Im ersten Monat nach dem Terrorangriff der Hamas auf Israel haben Meldestellen in Deutschland bundesweit 994 antisemitische Vorfälle dokumentiert. Rechnerisch seien das 29 Fälle pro Tag, 320 Prozent mehr als der tägliche Durchschnitt 2022, berichtete der Bundesverband der Recherche- und Informationsstellen Antisemitismus (Rias) in Berlin. Die Auswertung umfasst den Zeitraum 7. Oktober bis 9. November 2023.
Viele Jüdinnen und Juden erlebten antisemitische Vorfälle im Alltag und fühlten sich unsicher, so Rias. Allein 59 Vorfälle im Wohnumfeld seien gemeldet geworden. Zum Beispiel seien in Gießen zwei Männer gewaltsam in die Wohnung eines Israeli eingedrungen, um eine aus dem Fenster hängende Israelflagge zu entfernen.
Auch an den Universitäten nähmen Antisemitismus und antiisraelische Propaganda zu. Insgesamt seien 37 antisemitische Vorfälle an Hochschulen dokumentiert worden. Jüdische Studierende hätten berichtet, dass sie von Kommilitonen für das Verhalten Israels verantwortlich gemacht worden seien. Einige seien nicht mehr zur Uni gegangen. In Franken sei an einer Hochschule das Bild einer Person, die sich gegen Antisemitismus engagiere, mit Hassparolen markiert worden.

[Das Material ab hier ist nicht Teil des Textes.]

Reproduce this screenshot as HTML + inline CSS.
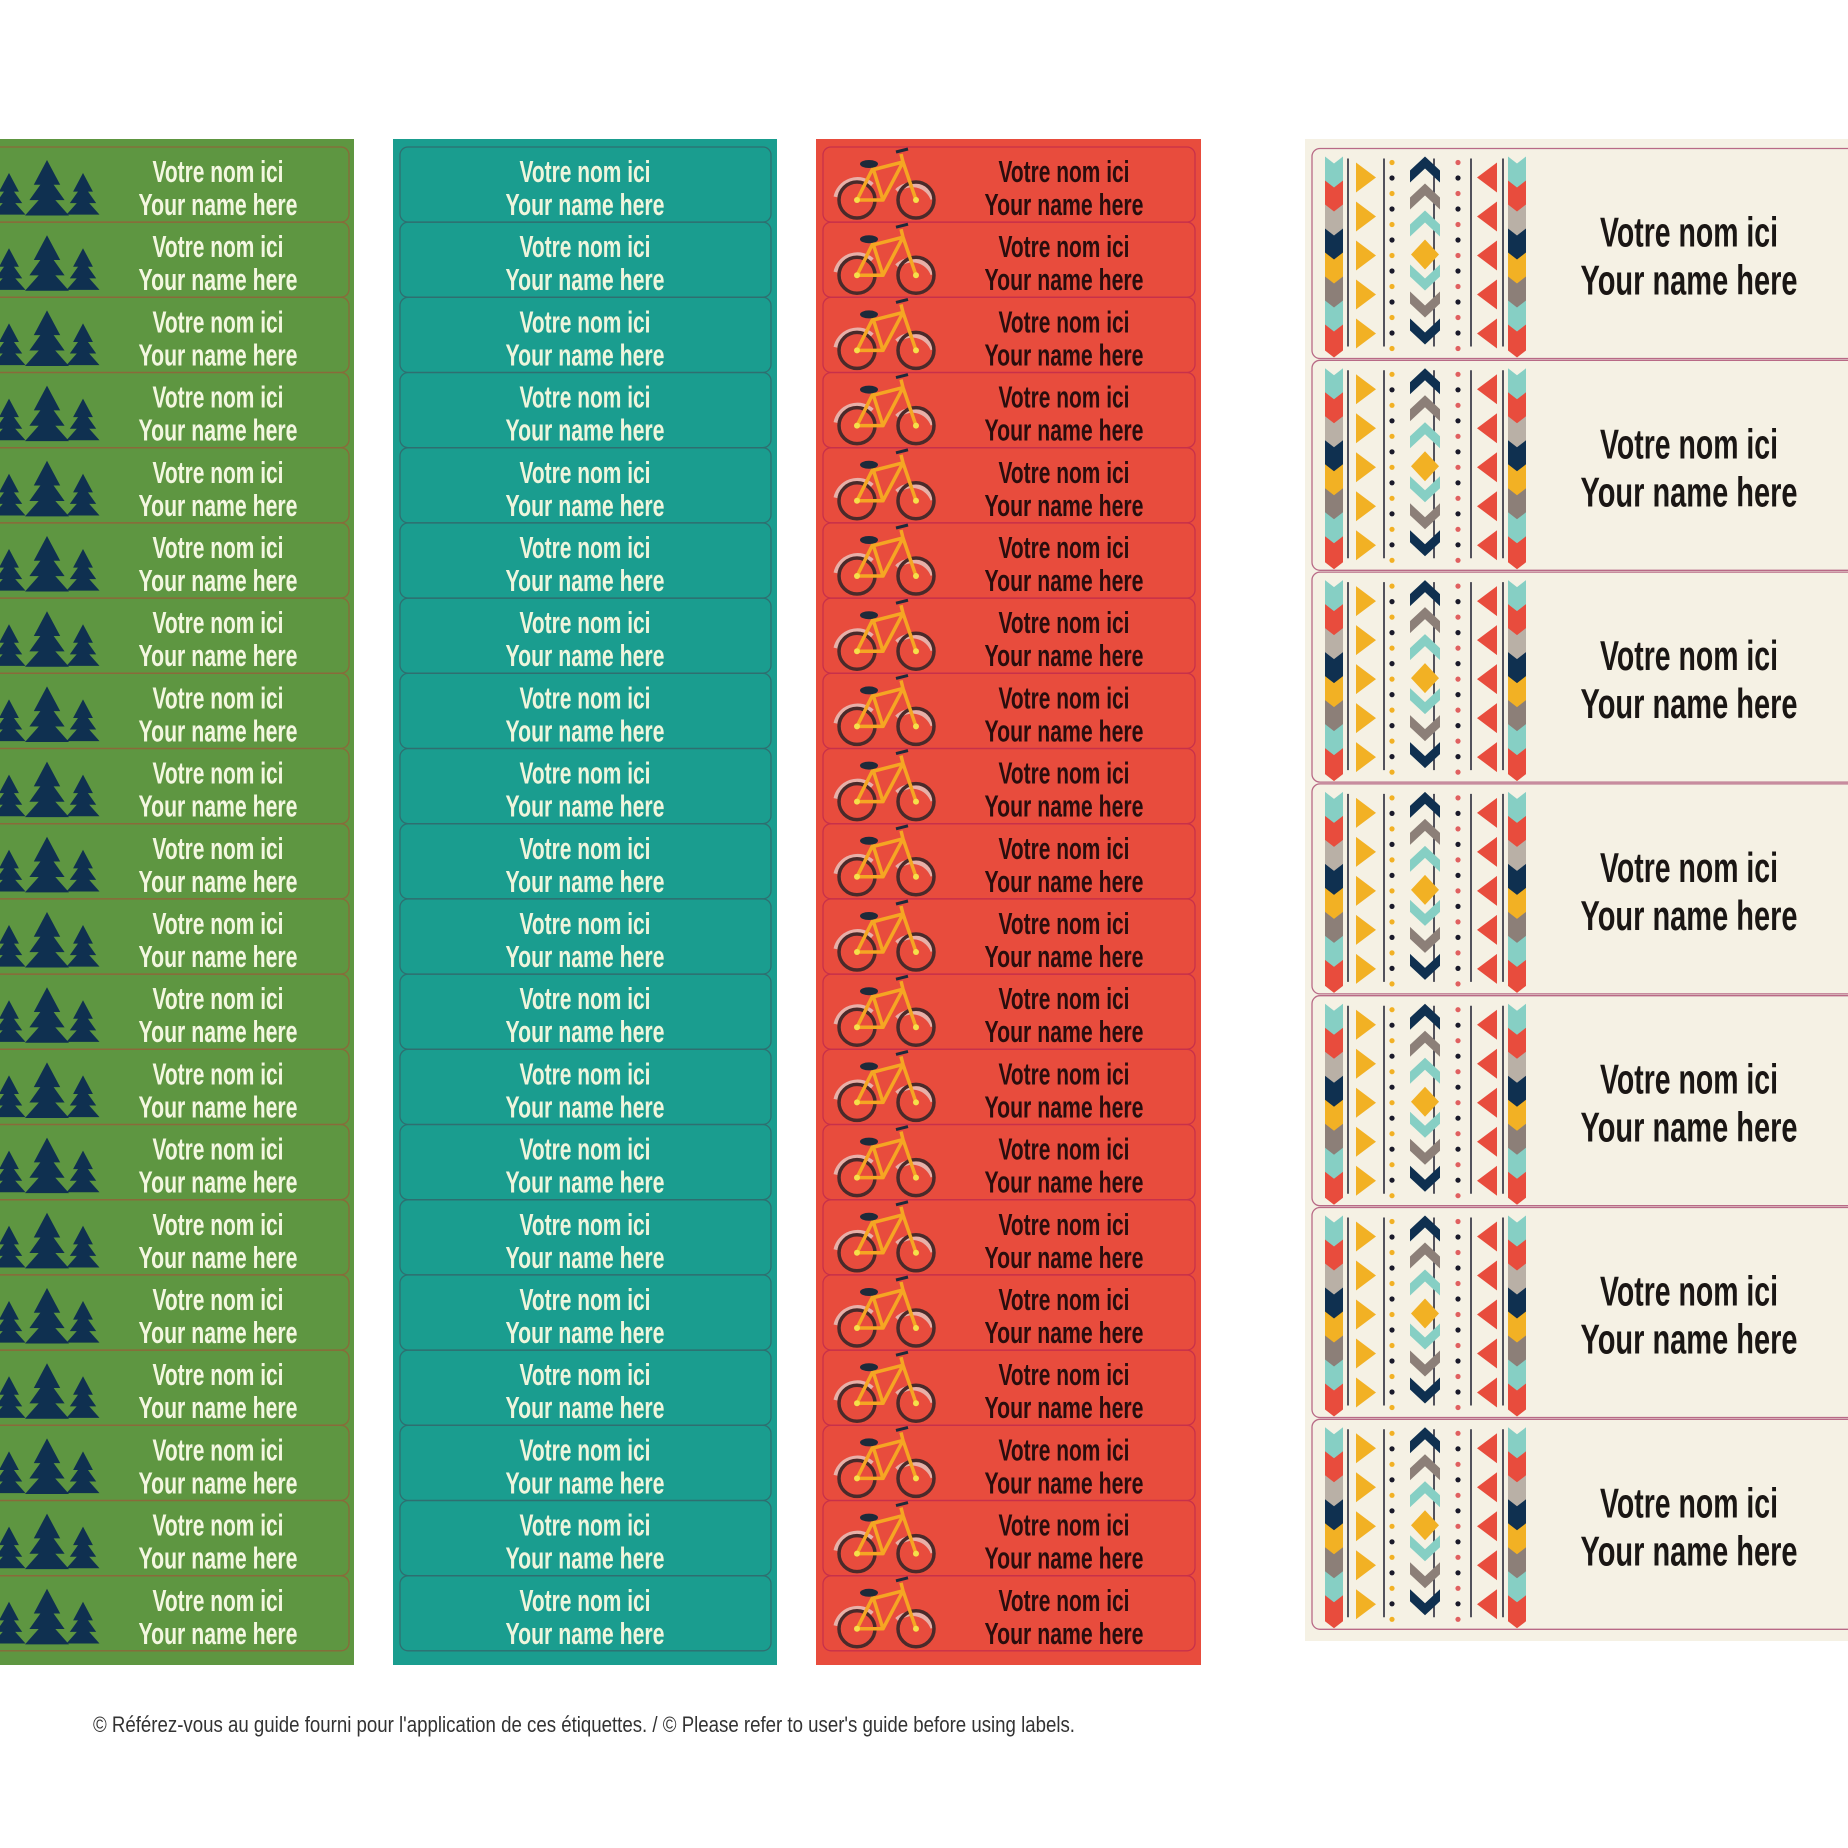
<!DOCTYPE html>
<html><head><meta charset="utf-8"><style>
html,body{margin:0;padding:0;background:#fff;}
svg{display:block;}
text{font-family:"Liberation Sans Narrow","Liberation Sans",sans-serif;}
</style></head><body>
<svg id="s" width="1848" height="1848" viewBox="0 0 1848 1848" xmlns="http://www.w3.org/2000/svg">
<rect x="0" y="139" width="354" height="1526" fill="#5e9641"/>
<rect x="393" y="139" width="384" height="1526" fill="#1a9d8f"/>
<rect x="816" y="139" width="385" height="1526" fill="#e84c3d"/>
<rect x="1305" y="139" width="543" height="1502" fill="#f5f1e4"/>
<g id="g"></g>
<text x="93" y="1732" font-size="22" fill="#333" textLength="982" lengthAdjust="spacingAndGlyphs">© Référez-vous au guide fourni pour l'application de ces étiquettes. / © Please refer to user's guide before using labels.</text>
</svg>
<script>
const smallRows = 20;
const creamRows = 7;
const line1 = "Votre nom ici";
const line2 = "Your name here";
const NS="http://www.w3.org/2000/svg";
const G=document.getElementById('g');
function mk(t,a,p){const e=document.createElementNS(NS,t);for(const k in a)e.setAttribute(k,a[k]);(p||G).appendChild(e);return e;}
function txt(x,y,s,fs,len,fill,p){const e=mk('text',{x:x,y:y,'font-size':fs,'font-weight':'bold',fill:fill,'text-anchor':'middle',textLength:len,lengthAdjust:'spacingAndGlyphs'},p);e.textContent=s;return e;}
const cols=[
 {name:'green',x0:-10,x1:349,stroke:'#8a6a3a',tc:'#f3f7e0',cx:218},
 {name:'teal',x0:400,x1:771,stroke:'#2f6f70',tc:'#eef5dc',cx:585},
 {name:'red',x0:823,x1:1195,stroke:'#c8304a',tc:'#2a0d0d',cx:1064}
];
cols.forEach(c=>{
 for(let i=0;i<smallRows;i++){
  const y=147+i*75.2;
  const g=mk('g',{});
  
  
  mk('rect',{x:c.x0,y:y,width:c.x1-c.x0,height:75,rx:8,fill:'none',stroke:c.stroke,'stroke-width':1.3},g);
  const t1=txt(c.cx,y+35,line1,31,131,c.tc,g);
  
  
  const t2=txt(c.cx,y+68,line2,31,159,c.tc,g);
  
  
  if(c.name==='green'){
   const tr=mk('g',{fill:'#0f3050'},g);
   
   
   [[9,26,0.75],[83,26,0.75],[47,13,1]].forEach(([cx,top,s])=>{
     const h=55*s,w=22*s;
     for(let k=0;k<3;k++){
      const ty=y+top+k*h*0.28, by=y+top+h*(0.45+k*0.28);
      mk('polygon',{points:`${cx},${ty} ${cx-w*(0.6+k*0.2)},${by} ${cx+w*(0.6+k*0.2)},${by}`},tr);
     }
   });
  }
  if(c.name==='red'){
   const b=mk('g',{},g);
   
   
   const cy=y+53;
   mk('path',{d:`M836 ${cy-3} a22 22 0 0 1 36 -12`,stroke:'#e8b0a8','stroke-width':5,fill:'none'},b);
   mk('path',{d:`M897 ${cy-9} a22 22 0 0 1 36 8`,stroke:'#e8b0a8','stroke-width':5,fill:'none'},b);
   mk('circle',{cx:857,cy:cy,r:18,fill:'none',stroke:'#4a2a2a','stroke-width':3.5},b);
   mk('circle',{cx:916,cy:cy,r:18,fill:'none',stroke:'#4a2a2a','stroke-width':3.5},b);
   mk('path',{d:`M857 ${cy} L883 ${cy} L872 ${cy-35} M857 ${cy} L872 ${cy-30} L903 ${cy-38} L883 ${cy} M903 ${cy-38} L916 ${cy} M901 ${cy-46} L903 ${cy-38}`,stroke:'#f5a623','stroke-width':3.5,fill:'none','stroke-linejoin':'round'},b);
   mk('ellipse',{cx:869,cy:cy-36,rx:9,ry:4,fill:'#1e2a3a'},b);
   mk('line',{x1:896,y1:cy-48,x2:908,y2:cy-51,stroke:'#1e2a3a','stroke-width':3},b);
   mk('circle',{cx:857,cy:cy,r:3,fill:'#f5e04a'},b);
   mk('circle',{cx:916,cy:cy,r:3,fill:'#f5e04a'},b);
  }
 }
});
const chevCols=['#86cfc4','#e84c3d','#b9b0a6','#0f3050','#f2b124','#8c7f78','#86cfc4','#e84c3d'];
const midCols=['#0f3050','#8c7f78','#86cfc4','#f2b124','#86cfc4','#8c7f78','#0f3050'];
for(let i=0;i<creamRows;i++){
 const y=148.5+i*211.8;
 const g=mk('g',{});
 
 
 mk('rect',{x:1312,y:y,width:560,height:210,rx:8,fill:'none',stroke:'#b86a86','stroke-width':1.3},g);
 const t1=txt(1689,y+98,line1,42,178,'#1a1614',g);
 
 
 const t2=txt(1689,y+146,line2,42,217,'#1a1614',g);
 
 
 const p=mk('g',{},g);
 
 
 const top=y+8, bot=y+200, H=bot-top;
 [1325,1508].forEach(x=>{
  const n=chevCols.length, sh=H/n;
  for(let k=0;k<n;k++){const a=top+k*sh;
   mk('polygon',{points:`${x},${a} ${x+9},${a+7} ${x+18},${a} ${x+18},${a+sh+2} ${x+9},${a+sh+9} ${x},${a+sh+2}`,fill:chevCols[k]},p);}
 });
 [1348,1384,1434,1471,1503].forEach(x=>mk('line',{x1:x,y1:top+2,x2:x,y2:bot-2,stroke:'#2a2a3a','stroke-width':1.6},p));
 for(let k=0;k<5;k++){const a=top+6+k*39;
  mk('polygon',{points:`1356,${a} 1376,${a+15} 1356,${a+30}`,fill:'#f2b124'},p);
  mk('polygon',{points:`1497,${a} 1477,${a+15} 1497,${a+30}`,fill:'#e84c3d'},p);}
 for(let k=0;k<13;k++){const a=top+6+k*15.5;
  mk('circle',{cx:1392,cy:a,r:2.6,fill:k%2?'#1a1a2a':'#f2b124'},p);
  mk('circle',{cx:1458,cy:a,r:2.6,fill:k%2?'#1a1a2a':'#e06060'},p);}
 const cx=1425;
 for(let k=0;k<7;k++){const a=top+k*27;
  if(k===3){mk('polygon',{points:`${cx},${a+2} ${cx+14},${a+17} ${cx},${a+32} ${cx-14},${a+17}`,fill:'#f2b124'},p);continue;}
  const up=k<3;
  if(up) mk('polygon',{points:`${cx},${a} ${cx+15},${a+14} ${cx+15},${a+26} ${cx},${a+12} ${cx-15},${a+26} ${cx-15},${a+14}`,fill:midCols[k]},p);
  else mk('polygon',{points:`${cx-15},${a} ${cx},${a+14} ${cx+15},${a} ${cx+15},${a+12} ${cx},${a+26} ${cx-15},${a+12}`,fill:midCols[k]},p);
 }
}
</script>
</body></html>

Die Zahlen seien erschreckend, aber nicht verwunderlich, erklärte Hanna Veiler, Präsidentin der Jüdischen Studierendenunion Deutschland. „Junge Jüdinnen und Juden berichten seit dem 7. Oktober ununterbrochen, wie stark der Antisemitismus, den sie in ihrem alltäglichen Leben wahrnehmen, vor allem im universitären Kontext, zugenommen hat.“
Die Rias-Meldestellen erfassten bundesweit 177 antisemitische Versammlungen. Desinformation trage zur Mobilisierung bei, so etwa ungeprüfte Meldungen über einen angeblichen Angriff der israelischen Armee auf das Al-Ahli Krankenhaus am 17. Oktober, hieß es. Danach habe sich die Zahl antisemitischer Versammlungen im Vergleich zur Woche davor verdoppelt.
„Die Propagandaerfolge der Hamas haben auf den Zu- und Verlauf von Demonstrationen in Deutschland einen größeren Einfluss als das Agieren des israelischen Militärs selbst“, sagte Rias-Geschäftsführer Benjamin Steinitz. Medien hätten die Verantwortung, Bilder und Opferzahlen genau zu prüfen.